Scalping & Scalpers

Discussion in 'Trading' started by Slim Harpo, May 25, 2005.

  1. When I first came here I had no idea what members here were talking about when they mentioned scalping...being a scalper etc....Now I do know it means making many trades but getting in and out very quickly taking even pennies profits on each trade with the objective of making many small and fast profitable trades to build up wealth....Am I basically correct?

    If I am correct or close to it, my question and the reason for posting this is how do taxes play a role in this?.....are these considered short term capital gains/losses? and how does one keep track of so many trades...and does the tax angle hurt scalpers (scalping) big time by eating into profits?...and finally, are there any books anyone can recommend on scalping?...thanks
  2. Do you have the cost structure and infrastructure to be able to scalp?
  3. does having the name "sKaLpZ" count? :D

  4. You are correct in your basic assessment of scalping. It’s a strategy that less dependent on specific market conditions and less likely to result in an account crippling loss on a single trade (although many small losses do add up quickly).

    Stock positions that are held for less than a year are taxed at the short-term capital gains rate, which is your marginal income tax rate. Also, there is something called a wash sale rule on stock trades that can limit your ability to write off losses and complicate your tax filing. From a tax perspective, scalping broad based stock index futures, which are considered commodities by the IRS, is better because there are no wash sale rules and you only report the bottom line (gain and/or loss) at tax time. Also, 60 percent of your gains from commodity trading are taxed at the long-term capital gains rate (15 percent), and the remaining 40 percent of your gains are taxed at the short-term rate. This means that commodities gains are taxed at a minimum rate of 13 percent up to a maximum rate of 23 percent.

    So with index futures trading your taxes are most likely less, your tax return filing is easier, there is no pattern day trading rule, and no uptick rule on short sales. The down side is that futures are generally more risky than equities due to the leverage involved (which you should fully understand and consider despite the nice tax treatment). Also, commissions can be more expensive than trading stocks, depending on your broker and volume.

    I would recommend paper trading for a few weeks prior to committing real funds (don't forget to write down the bad trades as well as the good ones), and begin real trading with just a single contract (gains and losses can rack up very quickly with just one). Avoid the mini S&P 500 index, as the learning curve is much more expensive than other products (the mini Dow on CBOT, symbol YM, is relatively gentle). Finally, developing good money management skills early is key to holding on to your capital.

    Good luck.

  5. nugundam


    What kind and what do you mean by cost structure and infrastructure?

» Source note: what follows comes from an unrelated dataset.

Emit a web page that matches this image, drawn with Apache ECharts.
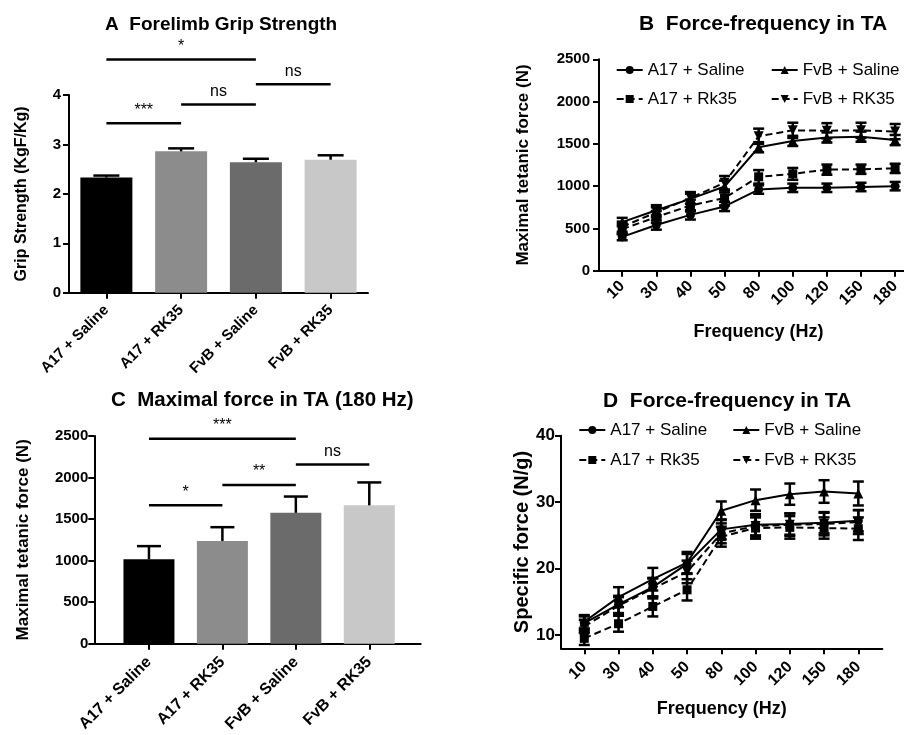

    Would you say if you do have the ability to scalp then is it always more profitable and more sure way of making money? Afterall if all you do is try to get as many small spreads as you can then you might have a 90% accuracy as compared to larger spreads which might have 60-70% probability.
  6. Thank You for answering the questions I had....very helpful to me , especially the tax situation....I, at this time, do not wish to scalp or attempt to be a scalper..I just find those who do use this approach to make money very interesting and was wondering how taxes fit in with this kind of trading style and where I can read more about it....

    Thanks again...I appreciate your thorough reply..
  7. Cost stucture and infrastructure to me would mean do you have the commision schedule and platform to perform these types of trades. Scalping 1-2 pennies means your execution fees must be under a dollar per round trip. And with pass throughs you need a platform with lightning fast order execution on all ECN's to work the fees as best as you can.

    After you have this, being 90% accurate i would say is pretty much impossible, because you have to keep your losses small (1-2 cents). This will mean that even in trades where you are right, you can be shaken out either by the specialist or a market maker depending on where your stock trades.
  8. notchum


    what about a stock that has some volume to it. Can a specialist or market maker shift it away from you that easily? Seems the will of the masses might be more focused on the forest and a tree or two.
  9. Scalping is misnomer. They should call it "fucking", in and out quick.
  10. notchum


    who doesn't like to f*ck. and make a buck while doing it?? that is the best job on earth.